この映画が「バレエ映画」である所以は、キラキラしたバレエ界を描いてないことにある。作中にもある通り、バレエはまず習うだけでもお金がとてもかかる。そして、何とかそれでレッスンを続けても、プロの踊り手になるには努力だけではダメで、まず容姿、次に才能、そしてそこから先が運と努力になるのだ。さらには下剋上の世界でもあるし、体は当然酷使されるし、相当にブラックな世界ではある。昔ナタリー・ポートマンが主演を務めた「ブラックスワン」もリアルだった。それでもやっぱりバレエは人間の体の美しさを堪能出来る芸術だと思うので、世界中にファンがいるのだ。例えば作中で、一果が凪沙と暮らす古いマンションの雑多な廊下でバレエを舞うシーン。彼女が踊り始めた瞬間、そこは汚い共用廊下ではなくステージに見えてくる。バレエとはそんな力を持つものなのだ。

すべての登場人物が心に多くの闇と、少しの光を抱えて生きている。草なぎくんと樹咲さんが公園で2人で踊るシーンがあるのだが、草なぎくんはさすが、身のこなしがしなやかだった。「性自認は女なのに、男の体で生まれてしまった」という演技を、少なくとも私は納得しながら観られた。母性とか父性とか、もうそんなのに性別は関係なくなっているんだと思う。また、血縁があるからと言って家族かと言えばそうじゃないことも。私も長らくシングルマザーをやってきたので、父親役も兼ねていたから、「母親の役割とか父親の役割とか、そんなんどうでもいいわ!」と思いながら子育てしていたことを思い出す。
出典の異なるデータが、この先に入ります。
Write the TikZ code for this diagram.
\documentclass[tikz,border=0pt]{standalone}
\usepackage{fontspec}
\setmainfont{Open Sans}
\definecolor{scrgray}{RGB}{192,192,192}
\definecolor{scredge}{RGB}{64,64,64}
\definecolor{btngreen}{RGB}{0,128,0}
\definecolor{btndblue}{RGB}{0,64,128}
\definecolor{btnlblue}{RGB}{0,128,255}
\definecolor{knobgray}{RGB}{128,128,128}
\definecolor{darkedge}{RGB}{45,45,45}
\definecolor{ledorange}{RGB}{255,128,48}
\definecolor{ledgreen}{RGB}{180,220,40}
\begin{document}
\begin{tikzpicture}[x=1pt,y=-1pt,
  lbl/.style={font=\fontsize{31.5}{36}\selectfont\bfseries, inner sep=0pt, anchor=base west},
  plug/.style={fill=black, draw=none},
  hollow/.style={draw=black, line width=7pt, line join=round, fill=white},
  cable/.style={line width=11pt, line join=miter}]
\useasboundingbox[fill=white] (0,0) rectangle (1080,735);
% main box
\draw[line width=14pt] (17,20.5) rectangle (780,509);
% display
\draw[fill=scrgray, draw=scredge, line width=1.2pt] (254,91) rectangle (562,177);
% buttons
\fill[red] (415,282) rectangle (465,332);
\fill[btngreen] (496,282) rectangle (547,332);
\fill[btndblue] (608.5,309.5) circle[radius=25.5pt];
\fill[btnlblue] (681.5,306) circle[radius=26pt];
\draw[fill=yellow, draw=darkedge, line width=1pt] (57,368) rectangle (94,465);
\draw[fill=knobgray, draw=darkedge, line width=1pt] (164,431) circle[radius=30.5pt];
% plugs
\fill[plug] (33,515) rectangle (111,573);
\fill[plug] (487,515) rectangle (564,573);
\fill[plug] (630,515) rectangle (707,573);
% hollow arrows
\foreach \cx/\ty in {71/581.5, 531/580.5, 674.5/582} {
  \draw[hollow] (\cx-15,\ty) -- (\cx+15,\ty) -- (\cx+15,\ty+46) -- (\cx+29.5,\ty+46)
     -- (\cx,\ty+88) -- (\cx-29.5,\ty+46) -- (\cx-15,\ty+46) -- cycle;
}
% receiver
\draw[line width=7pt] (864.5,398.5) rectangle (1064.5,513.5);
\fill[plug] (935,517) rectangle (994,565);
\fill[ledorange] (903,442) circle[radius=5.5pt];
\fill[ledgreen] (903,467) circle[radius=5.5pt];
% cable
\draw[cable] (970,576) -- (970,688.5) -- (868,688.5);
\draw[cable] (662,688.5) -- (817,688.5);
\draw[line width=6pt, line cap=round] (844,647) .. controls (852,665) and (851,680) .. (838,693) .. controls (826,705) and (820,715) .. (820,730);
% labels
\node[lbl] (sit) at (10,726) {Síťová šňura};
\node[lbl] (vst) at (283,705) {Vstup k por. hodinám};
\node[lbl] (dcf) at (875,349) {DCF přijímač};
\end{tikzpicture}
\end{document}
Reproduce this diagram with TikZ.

観た後に、監督は『全裸監督』と同じ内田英治さんだと知った。容赦ない描写に、なるほど、と思った。でも、どこか第三者的な、ドライな印象を与える映像で、鑑賞する側に媚びてないところが良い。『全裸監督』は相当にエロシーンが多いのだけど、ちっともエロくないところが逆にすごいと思った作品。

時にはこういう映画をきちんと鑑賞することも大事だと思った次第。おすすめです。原作本も良かった。